Challenge => Retype the opening lines of the data exactly, stopping after the line that contains "import pandas as pd". Skip every picture.

##### Provided data #####

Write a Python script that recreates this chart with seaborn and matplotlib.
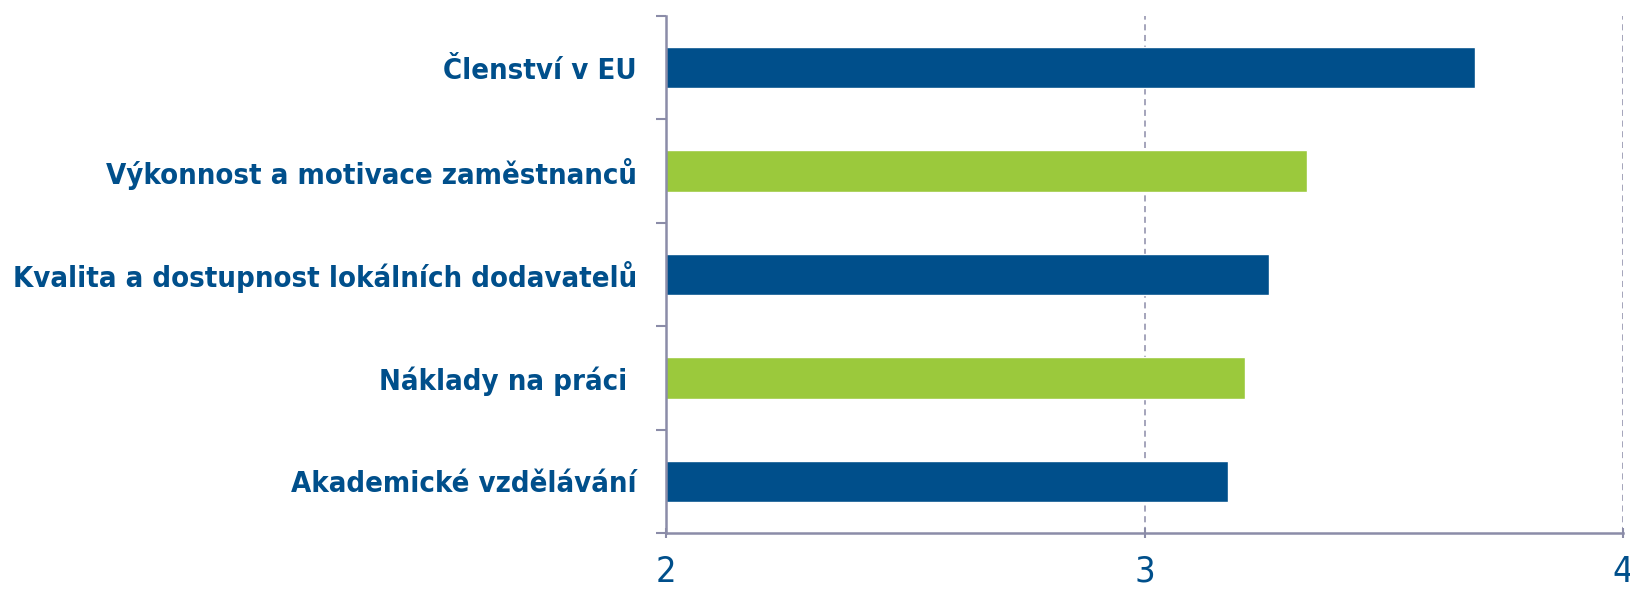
import matplotlib
matplotlib.use("Agg")
import matplotlib.pyplot as plt
from matplotlib import font_manager
import seaborn as sns
import pandas as pd

# data
categories = ["Členství v EU", "Výkonnost a motivace zaměstnanců",
              "Kvalita a dostupnost lokálních dodavatelů", "Náklady na práci ",
              "Akademické vzdělávání"]
values = [3.69, 3.34, 3.26, 3.21, 3.175]
bar_colors = ["#004f8b", "#9bc93c", "#004f8b", "#9bc93c", "#004f8b"]
xticks = [2, 3, 4]

blue = "#004f8b"
axis_col = "#8b8ca8"

sns.set_theme(style="white")
plt.rcParams['font.family'] = ['DejaVu Sans']

# look for a narrow face, the reference labels are condensed
names = set((f.name, f.stretch) for f in font_manager.fontManager.ttflist)
if any(n == 'Liberation Sans Narrow' for n, s in names):
    label_family, label_stretch, label_size = 'Liberation Sans Narrow', 'normal', 22
elif ('DejaVu Sans', 'condensed') in names or ('DejaVu Sans', 'semi-condensed') in names:
    label_family, label_stretch, label_size = 'DejaVu Sans', 'condensed', 21
else:
    label_family, label_stretch, label_size = 'DejaVu Sans', 'normal', 17.5

df = pd.DataFrame({"cat": categories, "val": values})

fig = plt.figure(figsize=(16.3, 5.91), dpi=100)
ax = fig.add_axes([666/1630, 1-533/591, (1623-666)/1630, (533-16)/591])

sns.barplot(data=df, x="val", y="cat", hue="cat", palette=bar_colors,
            width=0.4, legend=False, ax=ax, saturation=1, orient="h")

ax.set_xlim(2, 4)
ax.set_ylim(len(categories)-0.5, -0.5)
ax.set_xlabel("")
ax.set_ylabel("")

# dashed grid
for x in xticks[1:]:
    ax.axvline(x, color=axis_col, linestyle=(0, (4, 3)), linewidth=1.1, zorder=0)

# y ticks sit between categories, labels go on minor ticks
ax.set_yticks([i - 0.5 for i in range(len(categories)+1)])
ax.set_yticklabels([])
ax.set_yticks(range(len(categories)), minor=True)
ax.set_yticklabels(categories, minor=True, fontsize=label_size, fontweight="bold",
                   color=blue, family=label_family, fontstretch=label_stretch)
ax.tick_params(axis="y", which="minor", length=0, pad=21)
ax.tick_params(axis="y", which="major", length=7, width=1.5, color=axis_col, direction="out", left=True)

ax.set_xticks(xticks)
ax.set_xticklabels([str(t) for t in xticks], fontsize=26, color=blue,
                   family=label_family, fontstretch=label_stretch)
ax.tick_params(axis="x", length=7, width=1.5, color=axis_col, direction="inout", pad=12, bottom=True)

for s in ["top", "right"]:
    ax.spines[s].set_visible(False)
for s in ["left", "bottom"]:
    ax.spines[s].set_color(axis_col)
    ax.spines[s].set_linewidth(1.8)

fig.savefig("out.png", dpi=100)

#####

Exercise solution =>
Write a Python script that recreates this chart with seaborn and matplotlib.
import matplotlib
matplotlib.use("Agg")
import matplotlib.pyplot as plt
from matplotlib import font_manager
import seaborn as sns
import pandas as pd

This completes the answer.